Мы как-то словесно сцепились с супругой прямо во время вечеринки с друзьями по причине того, что Лена сказала, что в школьной программе по литературе нужно что-то менять, сделать ее более понятной для детей, я стал брызгать ядом, предлагая тогда и арифметикой заниматься до одиннадцатого класса, причём не выходить в счете за пределы пяти десятков, можно оставить только сложение и вычитание, никаких дробей, биологию можно отменить, а оставить только природоведение, вот тогда-то все всем будут довольны.

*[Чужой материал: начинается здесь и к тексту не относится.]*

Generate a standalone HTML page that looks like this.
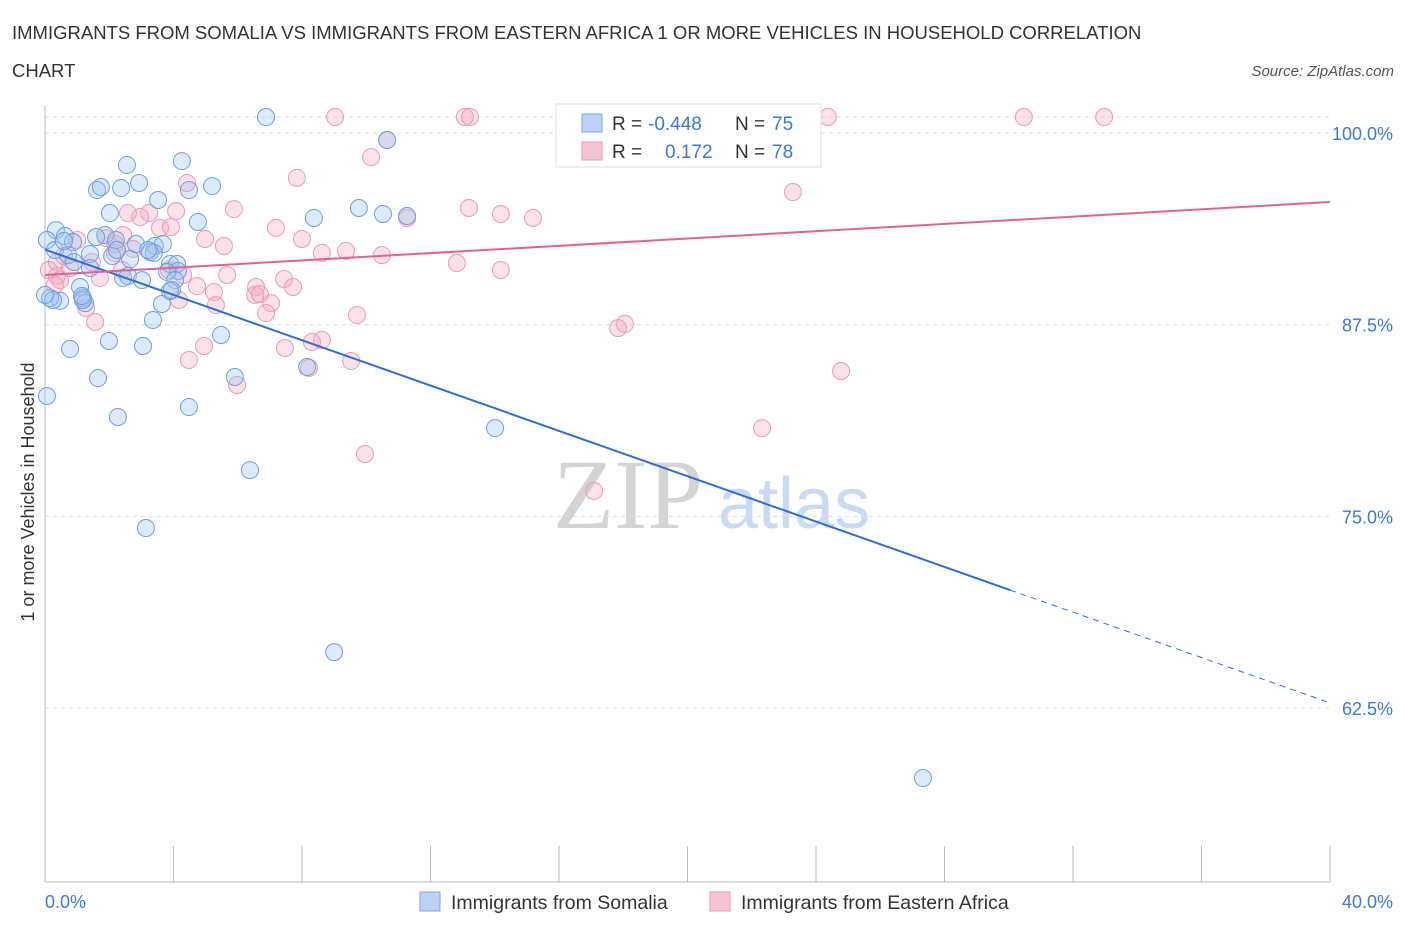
<!DOCTYPE html>
<html><head><meta charset="utf-8"><style>
body{margin:0;background:#fff;font-family:"Liberation Sans",sans-serif;}
svg text{font-family:"Liberation Sans",sans-serif;}
</style></head><body>
<svg id="chart" width="1406" height="930" xmlns="http://www.w3.org/2000/svg">
<text x="12" y="39" font-size="18.5" fill="#333">IMMIGRANTS FROM SOMALIA VS IMMIGRANTS FROM EASTERN AFRICA 1 OR MORE VEHICLES IN HOUSEHOLD CORRELATION</text>
<text x="12" y="77" font-size="18.5" fill="#333">CHART</text>
<text x="1394" y="76" font-size="15" fill="#555" text-anchor="end" font-style="italic">Source: ZipAtlas.com</text>
<text transform="translate(34,492) rotate(-90)" font-size="18" fill="#333" text-anchor="middle">1 or more Vehicles in Household</text>
<g>
<text x="553" y="528" font-size="100" fill="#d4d4d4" style="font-family:'Liberation Serif',serif">ZIP</text>
<text x="718" y="528" font-size="72" fill="#c9dbf3">atlas</text>
</g>
<g id="grid"></g>
<g id="axes"></g>
<g id="pts"></g>
<g id="trends"></g>
<g>
<rect x="556" y="104" width="265" height="63" fill="#fff" stroke="#ddd"/>
<rect x="582" y="114" width="20" height="18" fill="#b9d2f5" stroke="#7aa7e3"/>
<text x="612" y="130" font-size="19" fill="#333">R =</text>
<text x="648" y="130" font-size="19" fill="#3d79d6">-0.448</text>
<text x="735" y="130" font-size="19" fill="#333">N =</text>
<text x="772" y="130" font-size="19" fill="#3d79d6">75</text>
<rect x="582" y="142" width="20" height="18" fill="#f8c4d3" stroke="#ec9ab4"/>
<text x="612" y="158" font-size="19" fill="#333">R =</text>
<text x="665" y="158" font-size="19" fill="#3d79d6">0.172</text>
<text x="735" y="158" font-size="19" fill="#333">N =</text>
<text x="772" y="158" font-size="19" fill="#3d79d6">78</text>
</g>
<g>
<rect x="420" y="892" width="20" height="19" fill="#b9d2f5" stroke="#7aa7e3"/>
<text x="451" y="909" font-size="19.5" fill="#333">Immigrants from Somalia</text>
<rect x="710" y="892" width="20" height="19" fill="#f8c4d3" stroke="#ec9ab4"/>
<text x="741" y="909" font-size="19.5" fill="#333">Immigrants from Eastern Africa</text>
</g>
</svg>
<script>
const yTicks=[100,87.5,75,62.5];
const yTickLabels=["100.0%","87.5%","75.0%","62.5%"];
const xTickLabels=["0.0%","40.0%"];
const blueX=[6.88,10.65,2.55,4.26,1.62,1.74,2.37,2.93,5.20,4.48,3.52,2.02,4.76,8.37,9.77,10.52,11.27,0.34,0.06,0.62,0.87,1.87,2.21,0.31,0.72,1.40,2.09,2.65,2.83,3.42,3.67,3.27,0.90,1.40,2.43,2.58,3.02,3.89,4.11,4.14,3.80,4.05,1.09,1.18,1.25,0.47,0.16,3.64,3.95,3.36,5.48,1.99,3.05,0.78,1.65,5.91,8.16,0.06,4.48,2.27,14.01,6.38,3.14,9.00,27.33,0.59,2.24,3.39,1.18,1.15,0.25,3.21,1.59,3.89,0];
const blueY=[101.04,99.54,97.91,98.17,96.28,96.48,96.41,96.74,96.54,96.28,95.63,94.78,94.20,94.46,95.11,94.72,94.59,93.67,93.02,93.28,92.89,93.35,93.02,92.37,92.04,92.11,91.98,91.78,92.76,92.63,92.76,92.24,91.59,91.20,90.55,90.68,90.41,91.46,91.46,91.00,90.94,90.41,89.96,89.24,88.91,89.05,89.24,88.85,89.76,87.81,86.83,86.44,86.11,85.92,84.02,84.09,84.74,82.85,82.13,81.48,80.76,78.02,74.24,66.15,57.94,92.96,92.37,92.18,89.11,89.37,89.11,92.37,93.22,89.70,89.44];
const pinkX=[9.03,13.07,13.23,24.37,30.47,32.97,10.65,10.15,7.84,4.42,23.28,5.88,4.08,3.24,2.96,2.58,13.20,14.19,15.19,11.27,7.19,3.58,3.92,2.43,1.90,1.00,8.00,4.98,5.57,2.18,8.62,9.37,10.49,12.82,14.19,0.59,0.37,0.12,0.37,0.31,1.71,2.40,5.67,3.86,4.30,4.73,5.26,6.57,7.44,6.54,6.69,7.04,7.72,4.17,5.32,6.88,1.28,1.56,18.05,17.84,9.71,7.47,8.62,8.31,4.95,4.48,9.53,8.22,5.98,24.78,9.96,22.32,17.09,2.18,2.74,0.78,1.46,0.47];
const pinkY=[101.04,101.04,101.04,101.04,101.04,101.04,99.54,98.43,97.07,96.74,96.15,95.04,94.91,94.78,94.52,94.78,95.11,94.72,94.46,94.46,93.81,93.81,93.87,93.35,93.15,93.02,93.09,93.09,92.63,92.76,92.18,92.31,92.04,91.52,91.07,91.98,91.59,91.07,90.68,90.09,90.55,91.07,90.74,91.07,90.74,90.02,89.63,89.96,90.48,89.44,89.50,88.91,89.96,89.11,88.78,88.26,88.59,87.68,87.55,87.28,88.13,85.98,86.50,86.37,86.11,85.20,85.13,84.68,83.57,84.48,79.07,80.76,76.66,92.18,92.44,91.20,91.59,90.41];
const blueTrend=[92.4,62.84];
const blueSolidEnd=30.04;
const pinkTrend=[90.74,95.5];
const NS="http://www.w3.org/2000/svg";
const X0=45,X1=1330,YB=882;
function sx(v){return X0+(v/40)*(X1-X0);}
function sy(v){return 133+(100-v)*15.336;}
function mk(t,a,p){const e=document.createElementNS(NS,t);for(const k in a)e.setAttribute(k,a[k]);p.appendChild(e);return e;}
const grid=document.getElementById('grid'),axes=document.getElementById('axes');
mk('line',{x1:X0,x2:X1,y1:117,y2:117,stroke:'#ddd','stroke-dasharray':'4,4'},grid);
yTicks.forEach((t,i)=>{
 const l=mk('line',{x1:X0,x2:X1,y1:sy(t),y2:sy(t),stroke:'#ddd','stroke-dasharray':'4,4'},grid);
 
 
 const tx=mk('text',{x:1393,y:sy(t)+7,'font-size':18,fill:'#3d79d6','text-anchor':'end'},axes);
 tx.textContent=yTickLabels[i];
 
 
});
mk('line',{x1:X0,x2:X0,y1:105,y2:YB,stroke:'#bbb'},axes);
mk('line',{x1:X0,x2:X1,y1:YB,y2:YB,stroke:'#bbb'},axes);
for(let i=0;i<=10;i++){const t=mk('line',{x1:sx(i*4),x2:sx(i*4),y1:846,y2:YB,stroke:'#bbb'},axes);
 
 }
const xl0=mk('text',{x:45,y:908,'font-size':18,fill:'#3d79d6'},axes);xl0.textContent=xTickLabels[0];


const xl1=mk('text',{x:1393,y:908,'font-size':18,fill:'#3d79d6','text-anchor':'end'},axes);xl1.textContent=xTickLabels[1];


const pts=document.getElementById('pts');
pinkX.forEach((x,i)=>{const c=mk('circle',{cx:sx(x),cy:sy(pinkY[i]),r:8.5,fill:'rgba(244,168,192,0.35)',stroke:'#eb9bb5','stroke-width':1},pts);
 
 });
blueX.forEach((x,i)=>{const c=mk('circle',{cx:sx(x),cy:sy(blueY[i]),r:8.5,fill:'rgba(158,194,240,0.35)',stroke:'#6d9fe0','stroke-width':1},pts);
 
 });
const tr=document.getElementById('trends');
function ly(a,x){return a[0]+(a[1]-a[0])*x/40;}
const b1=mk('line',{x1:sx(0),y1:sy(ly(blueTrend,0)),x2:sx(blueSolidEnd),y2:sy(ly(blueTrend,blueSolidEnd)),stroke:'#2f6fd6','stroke-width':2},tr);


const b2=mk('line',{x1:sx(blueSolidEnd),y1:sy(ly(blueTrend,blueSolidEnd)),x2:sx(40),y2:sy(ly(blueTrend,40)),stroke:'#2f6fd6','stroke-width':1,'stroke-dasharray':'6,5'},tr);


const p1=mk('line',{x1:sx(0),y1:sy(ly(pinkTrend,0)),x2:sx(40),y2:sy(ly(pinkTrend,40)),stroke:'#e2648e','stroke-width':2},tr);


</script>
</body></html>
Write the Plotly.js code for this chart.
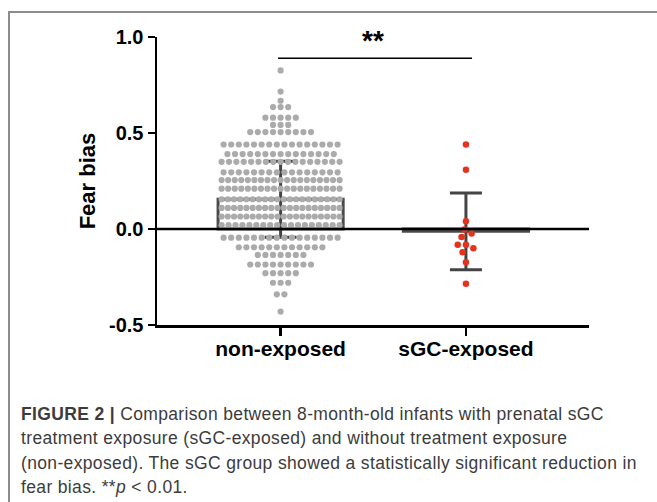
<!DOCTYPE html>
<html><head><meta charset="utf-8">
<script src="https://cdn.plot.ly/plotly-3.0.1.min.js"></script>
<style>
body{margin:0;background:#fff;width:657px;height:502px;overflow:hidden;position:relative;font-family:"Liberation Sans",Arial,sans-serif}
#frame{position:absolute;left:8px;top:11px;right:-5px;bottom:-5px;border-left:2px solid #8c8c8c;border-top:2px solid #8c8c8c}
#chart{position:absolute;left:0;top:0;width:657px;height:502px}
#caption{position:absolute;left:21px;top:402px;font-size:17.5px;letter-spacing:0.35px;line-height:24.4px;color:#3c3c3c;white-space:nowrap}
</style></head><body>
<div id="frame"></div>
<div id="chart"></div>
<div id="caption"><b>FIGURE 2 |</b> Comparison between 8-month-old infants with prenatal sGC<br>treatment exposure (sGC-exposed) and without treatment exposure<br>(non-exposed). The sGC group showed a statistically significant reduction in<br>fear bias. **<i>p</i> &lt; 0.01.</div>
<script>
// ---- data ----
const categories = ["non-exposed", "sGC-exposed"];
const barMeans = [0.155, -0.012];
const barSD = [0.198, 0.200];
// non-exposed swarm: value of each row and number of dots in it
const nonExposedRowValues = [0.826, 0.716, 0.668, 0.635, 0.58, 0.542, 0.505, 0.44, 0.39, 0.35, 0.295, 0.255, 0.21, 0.155, 0.11, 0.065, 0.02, -0.045, -0.095, -0.135, -0.185, -0.23, -0.28, -0.34, -0.43];
const nonExposedRowCounts = [1, 1, 1, 3, 5, 3, 9, 16, 15, 17, 16, 19, 19, 20, 20, 20, 18, 16, 12, 7, 9, 5, 3, 2, 1];
const sgcExposedValues = [0.44, 0.309, 0.04, -0.002, -0.023, -0.042, -0.082, -0.082, -0.10, -0.121, -0.173, -0.285];
const yTickVals = [-0.5, 0, 0.5, 1.0];
const yTickText = ["-0.5", "0.0", "0.5", "1.0"];
const sigLabel = "**";
const sigLevel = 0.889;

// ---- geometry helpers (layout of the dots) ----
const xRange = [-0.667, 1.664];
const yRange = [-0.5, 1.0];
const plotW = 432, plotH = 288;
const pxX = plotW / (xRange[1] - xRange[0]);
const pxY = plotH / (yRange[1] - yRange[0]);

// rows of the non-exposed swarm
const grayX = [], grayY = [];
nonExposedRowValues.forEach((v, r) => {
  const n = nonExposedRowCounts[r];
  const sp = n > 1 ? Math.min(7.6, 118 / (n - 1)) : 0;
  for (let i = 0; i < n; i++) {
    grayX.push(0 + ((i - (n - 1) / 2) * sp) / pxX);
    grayY.push(v);
  }
});

// simple beeswarm for the sGC group
function swarm(vals, center, diam) {
  const placed = [];
  const order = vals.map((v, i) => i).sort((a, b) => vals[b] - vals[a]);
  const xs = new Array(vals.length);
  order.forEach(i => {
    const yp = vals[i] * pxY;
    const cands = [0];
    placed.forEach(p => {
      const dy = Math.abs(p.y - yp);
      if (dy < diam) {
        const dx = Math.sqrt(diam * diam - dy * dy);
        cands.push(p.x - dx, p.x + dx);
      }
    });
    cands.sort((a, b) => Math.abs(a) - Math.abs(b));
    let best = 0;
    for (const c of cands) {
      let ok = true;
      for (const p of placed) {
        const dx = p.x - c, dy = p.y - yp;
        if (dx * dx + dy * dy < diam * diam - 0.01) { ok = false; break; }
      }
      if (ok) { best = c; break; }
    }
    placed.push({ x: best, y: yp });
    xs[i] = center + best / pxX;
  });
  return xs;
}
const redX = swarm(sgcExposedValues, 1, 8.2);

const traces = [
  {
    type: "bar", x: [0, 1], y: barMeans, width: 0.675,
    marker: { color: "rgba(0,0,0,0)", line: { color: "#4a4a4a", width: 3 } },
    error_y: { type: "data", array: barSD, visible: true, color: "#444", thickness: 3, width: 16 },
    hoverinfo: "skip"
  },
  {
    type: "scatter", mode: "markers", x: grayX, y: grayY,
    marker: { color: "#ababab", size: 6.2 }, hoverinfo: "skip"
  },
  {
    type: "scatter", mode: "markers", x: redX, y: sgcExposedValues,
    marker: { color: "#e5321d", size: 6.5 }, hoverinfo: "skip"
  }
];

const boldFont = "'Liberation Sans', Arial, sans-serif";
const layout = {
  width: 657, height: 502,
  margin: { l: 157, r: 68, t: 37, b: 177, pad: 0 },
  paper_bgcolor: "rgba(0,0,0,0)", plot_bgcolor: "rgba(0,0,0,0)",
  showlegend: false,
  xaxis: {
    range: xRange, tickvals: [0, 1], ticktext: categories.map(c => "<b>" + c + "</b>"),
    showline: true, linecolor: "#000", linewidth: 2.5, showgrid: false, zeroline: false,
    ticks: "outside", ticklen: 8, tickwidth: 2.5, tickcolor: "#000", ticklabelstandoff: -5,
    tickfont: { family: boldFont, size: 21, color: "#000" }
  },
  yaxis: {
    range: yRange, tickvals: yTickVals, ticktext: yTickText.map(t => "<b>" + t + "</b>"),
    showline: true, linecolor: "#000", linewidth: 2.5, showgrid: false, zeroline: false,
    ticks: "outside", ticklen: 7, tickwidth: 2.5, tickcolor: "#000",
    tickfont: { family: boldFont, size: 20, color: "#000" },
    title: { text: "<b>Fear bias</b>", font: { family: boldFont, size: 22, color: "#000" }, standoff: 8 }
  },
  shapes: [
    { type: "line", xref: "x", yref: "y", x0: xRange[0], x1: xRange[1], y0: 0, y1: 0, line: { color: "#000", width: 2.5 }, layer: "above" },
    { type: "line", xref: "x", yref: "y", x0: -0.014, x1: 1.033, y0: sigLevel, y1: sigLevel, line: { color: "#000", width: 1.5 } }
  ],
  annotations: [
    { xref: "x", yref: "y", x: 0.5, y: sigLevel, yanchor: "bottom", showarrow: false,
      text: "<b>" + sigLabel + "</b>", font: { family: boldFont, size: 28, color: "#000" }, yshift: 0 }
  ]
};
Plotly.newPlot("chart", traces, layout, { staticPlot: true, displayModeBar: false });
</script>
</body></html>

Как же она веселилась потом, когда выяснила, что я не читал «Евгения Онегина» дальше первой главы. В свое оправдание могу сказать, что зато первую я знал когда-то наизусть, но это оправдание слабое. Но, что поделать, не могу себя пересилить, и всё. Видимо, дело в том, что знаю, какие там дела творятся дальше, не понимаю, в чем причина конфликта Ленского и Онегина (скажете — Татьяна, так какая это причина?), мне с детства не нравилась вся эта дурь с дуэлями, которая русскую литературу не доводила до добра. Не знаю, как-то хватало того, что в свое время пролистал до письма Татьяны Евгению, выучил, забыл, что там дальше первых двух строк. Запомнил замечательное «Татьяна в лес, медведь за нею», что в настоящее время вызывает в голове почему-то комичные кадры из мультсериала «Маша и медведь».
Каюсь, как Раскольников перед всем честным людом.